A classmate of Yang’s at Tsinghua University, known online by the pen name “Xiao Ying,” disagrees. He argues Mao’s real target was the “capitalist roaders” within the Party, those accused of pursuing a path of capitalist restoration. Xiao Ying argues that the Cultural Revolution was the culmination of seventeen years of factional conflict within the Party since 1949, pitting two rival lines and two rival power centers against each other. In his reading, Mao’s primary aim was to destroy the “capitalist roaders” and dismantle their networks throughout the system. Xiao Ying also argues that Liu Shaoqi, the senior Party leader Mao destroyed during the Cultural Revolution, was in fact correct to pursue more moderate economic policies, and that Mao was wrong to purge him.

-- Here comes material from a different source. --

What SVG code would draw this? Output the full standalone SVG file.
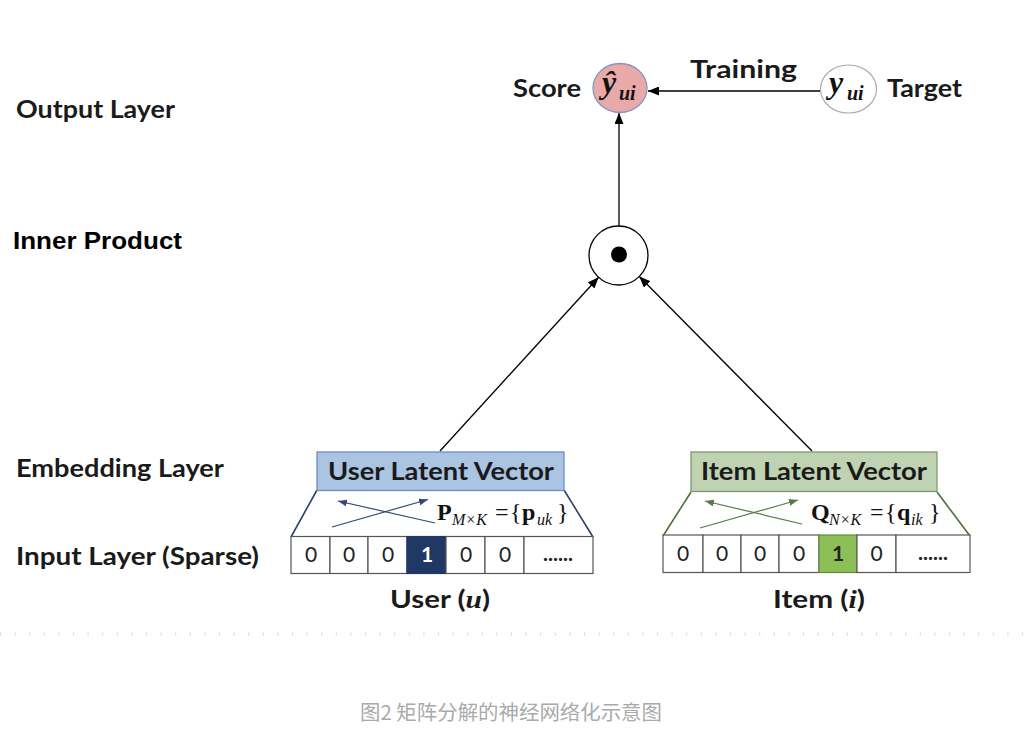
<svg xmlns="http://www.w3.org/2000/svg" width="1033" height="742" viewBox="0 0 1033 742">
<style>
.lbl{font-family:Lato,"Open Sans","Liberation Sans",sans-serif;font-weight:bold;font-size:25px;fill:#1a1a1a}
.hel{font-family:"Liberation Sans",Arial,sans-serif;font-weight:bold;font-size:23px;fill:#000}
.math{font-family:"Liberation Serif","Times New Roman",serif;fill:#111}
.cell{fill:#fff;stroke:#555;stroke-width:1.2}
.digit{font-family:Lato,"Open Sans","Liberation Sans",sans-serif;font-size:21px;fill:#222;text-anchor:middle}
.conn{stroke:#000;stroke-width:1.3;fill:none}
</style>
<defs>
<marker id="ah" viewBox="0 0 11 9" refX="11" refY="4.5" markerWidth="11" markerHeight="9" markerUnits="userSpaceOnUse" orient="auto"><path d="M0,0 L11,4.5 L0,9 z" fill="#000"/></marker>
<marker id="ahb" viewBox="0 0 9 7" refX="9" refY="3.5" markerWidth="9" markerHeight="7" markerUnits="userSpaceOnUse" orient="auto"><path d="M0,0 L9,3.5 L0,7 z" fill="#34497a"/></marker>
<marker id="ahg" viewBox="0 0 9 7" refX="9" refY="3.5" markerWidth="9" markerHeight="7" markerUnits="userSpaceOnUse" orient="auto"><path d="M0,0 L9,3.5 L0,7 z" fill="#557a45"/></marker>
</defs>
<rect width="1033" height="742" fill="#fff"/>

<g id="layer-labels">
<text class="lbl" x="16" y="118" textLength="159" lengthAdjust="spacingAndGlyphs">Output Layer</text>
<text class="hel" x="13" y="249" textLength="169" lengthAdjust="spacingAndGlyphs">Inner Product</text>
<text class="lbl" x="16" y="477" textLength="208" lengthAdjust="spacingAndGlyphs">Embedding Layer</text>
<text class="lbl" x="16" y="565" textLength="243" lengthAdjust="spacingAndGlyphs">Input Layer (Sparse)</text>
</g>

<g id="connectors">
<line class="conn" x1="820" y1="91" x2="648" y2="91" marker-end="url(#ah)"/>
<line class="conn" x1="619" y1="226" x2="619" y2="113" marker-end="url(#ah)"/>
<line class="conn" x1="440" y1="451" x2="598.6" y2="277.3" marker-end="url(#ah)"/>
<line class="conn" x1="812" y1="451" x2="639.3" y2="276.5" marker-end="url(#ah)"/>
<text class="lbl" x="690" y="78" textLength="107" lengthAdjust="spacingAndGlyphs">Training</text>
</g>

<g id="score">
<ellipse cx="620" cy="88" rx="27" ry="24.5" fill="#e9a9a8" stroke="#8597c4" stroke-width="1.3"/>
<text class="math" x="602" y="93" font-size="32" font-weight="bold" font-style="italic">ŷ</text>
<text class="math" x="619" y="100" font-size="20" font-weight="bold" font-style="italic">ui</text>
<text class="lbl" x="513" y="97" textLength="68" lengthAdjust="spacingAndGlyphs">Score</text>
</g>

<g id="target">
<ellipse cx="848.5" cy="89" rx="28" ry="24" fill="#fff" stroke="#aaa" stroke-width="1.2"/>
<text class="math" x="829" y="93" font-size="32" font-weight="bold" font-style="italic">y</text>
<text class="math" x="847" y="100" font-size="20" font-weight="bold" font-style="italic">ui</text>
<text class="lbl" x="887" y="97" textLength="75" lengthAdjust="spacingAndGlyphs">Target</text>
</g>

<g id="inner-product">
<circle cx="618.5" cy="255.5" r="29.5" fill="#fff" stroke="#000" stroke-width="1.3"/>
<circle cx="619" cy="254.5" r="8" fill="#000"/>
</g>

<g id="user-embedding">
<path d="M317,490 L291,537 M564,490 L593,537" stroke="#2c4170" stroke-width="1.6" fill="none"/>
<rect x="317" y="452" width="247" height="38.5" fill="#aac4e2" stroke="#6c8ebf" stroke-width="1.3"/>
<text class="lbl" x="328" y="480" textLength="226" lengthAdjust="spacingAndGlyphs">User Latent Vector</text>
<line x1="332" y1="527" x2="428" y2="499.5" stroke="#34497a" stroke-width="1.2" marker-end="url(#ahb)"/>
<line x1="435" y1="523" x2="338" y2="501" stroke="#34497a" stroke-width="1.2" marker-end="url(#ahb)"/>
<text class="math" y="520" font-size="24"><tspan x="437" font-weight="bold">P</tspan><tspan x="452" dy="5" font-size="16" font-style="italic">M×K</tspan><tspan x="495" dy="-5">=</tspan><tspan x="510">{</tspan><tspan x="522" font-weight="bold">p</tspan><tspan x="537" dy="5" font-size="16" font-style="italic">uk</tspan><tspan x="557" dy="-5">}</tspan></text>
</g>

<g id="user-input">
<rect class="cell" x="291" y="536.5" width="39" height="37"/>
<rect class="cell" x="330" y="536.5" width="38" height="37"/>
<rect class="cell" x="368" y="536.5" width="39" height="37"/>
<rect x="407" y="536.5" width="39" height="37" fill="#1f3864" stroke="#1f3864" stroke-width="1.2"/>
<rect class="cell" x="446" y="536.5" width="39" height="37"/>
<rect class="cell" x="485" y="536.5" width="39" height="37"/>
<rect class="cell" x="524" y="536.5" width="69" height="37"/>
<text class="digit" x="311" y="562">0</text>
<text class="digit" x="349" y="562">0</text>
<text class="digit" x="388" y="562">0</text>
<text class="digit" x="427" y="562" font-weight="bold" style="fill:#fff">1</text>
<text class="digit" x="466" y="562">0</text>
<text class="digit" x="505" y="562">0</text>
<text class="digit" x="558" y="561" font-weight="bold" font-size="16">......</text>
<text class="lbl" x="390" y="608" textLength="100" lengthAdjust="spacingAndGlyphs">User (<tspan font-family="Liberation Serif,serif" font-style="italic">u</tspan>)</text>
</g>

<g id="item-embedding">
<path d="M691,492 L663,536 M937,492 L970,536" stroke="#4d6f3a" stroke-width="1.6" fill="none"/>
<rect x="691" y="452" width="246" height="39.5" fill="#bfd2b2" stroke="#7b9b6b" stroke-width="1.3"/>
<text class="lbl" x="701" y="480" textLength="226" lengthAdjust="spacingAndGlyphs">Item Latent Vector</text>
<line x1="700" y1="528" x2="798" y2="500" stroke="#557a45" stroke-width="1.2" marker-end="url(#ahg)"/>
<line x1="802" y1="524" x2="705" y2="501" stroke="#557a45" stroke-width="1.2" marker-end="url(#ahg)"/>
<text class="math" y="520" font-size="24"><tspan x="811" font-weight="bold">Q</tspan><tspan x="829" dy="5" font-size="16" font-style="italic">N×K</tspan><tspan x="870" dy="-5">=</tspan><tspan x="885">{</tspan><tspan x="897" font-weight="bold">q</tspan><tspan x="911" dy="5" font-size="16" font-style="italic">ik</tspan><tspan x="929" dy="-5">}</tspan></text>
</g>

<g id="item-input">
<rect class="cell" x="663" y="535" width="40" height="37.5"/>
<rect class="cell" x="703" y="535" width="38" height="37.5"/>
<rect class="cell" x="741" y="535" width="38" height="37.5"/>
<rect class="cell" x="779" y="535" width="40" height="37.5"/>
<rect x="819" y="535" width="38" height="37.5" fill="#8cbf56" stroke="#5f8a3e" stroke-width="1.2"/>
<rect class="cell" x="857" y="535" width="39" height="37.5"/>
<rect class="cell" x="896" y="535" width="74" height="37.5"/>
<text class="digit" x="683" y="561">0</text>
<text class="digit" x="722" y="561">0</text>
<text class="digit" x="760" y="561">0</text>
<text class="digit" x="799" y="561">0</text>
<text class="digit" x="838" y="561" font-weight="bold">1</text>
<text class="digit" x="876.5" y="561">0</text>
<text class="digit" x="933" y="560" font-weight="bold" font-size="16">......</text>
<text class="lbl" x="773" y="608" textLength="92" lengthAdjust="spacingAndGlyphs">Item (<tspan font-family="Liberation Serif,serif" font-style="italic">i</tspan>)</text>
</g>

<line x1="0" y1="634" x2="1033" y2="634" stroke="#d8d8d8" stroke-width="3" stroke-dasharray="1 13.6"/>
<text x="360" y="720" font-family="'Noto Sans CJK SC','Liberation Sans',sans-serif" font-size="20" fill="#aaaaaa" textLength="302" lengthAdjust="spacingAndGlyphs">图2 矩阵分解的神经网络化示意图</text>
</svg>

The May 16 Circular named Khrushchev as the real enemy
In a passage Mao wrote personally, the May 16 Circular warns:
“Those representatives of the bourgeoisie who have sneaked into the Party, the government, the army, and various spheres of culture are a bunch of counter-revolutionary revisionists. Once the conditions are ripe, they will seize political power and turn the dictatorship of the proletariat into a dictatorship of the bourgeoisie. Some of these people have already been seen through by us; others have not. Some are still trusted by us and are being trained as our successors, people like Khrushchev, for example, who are still nestling beside us. Party committees at all levels must pay full attention to this.”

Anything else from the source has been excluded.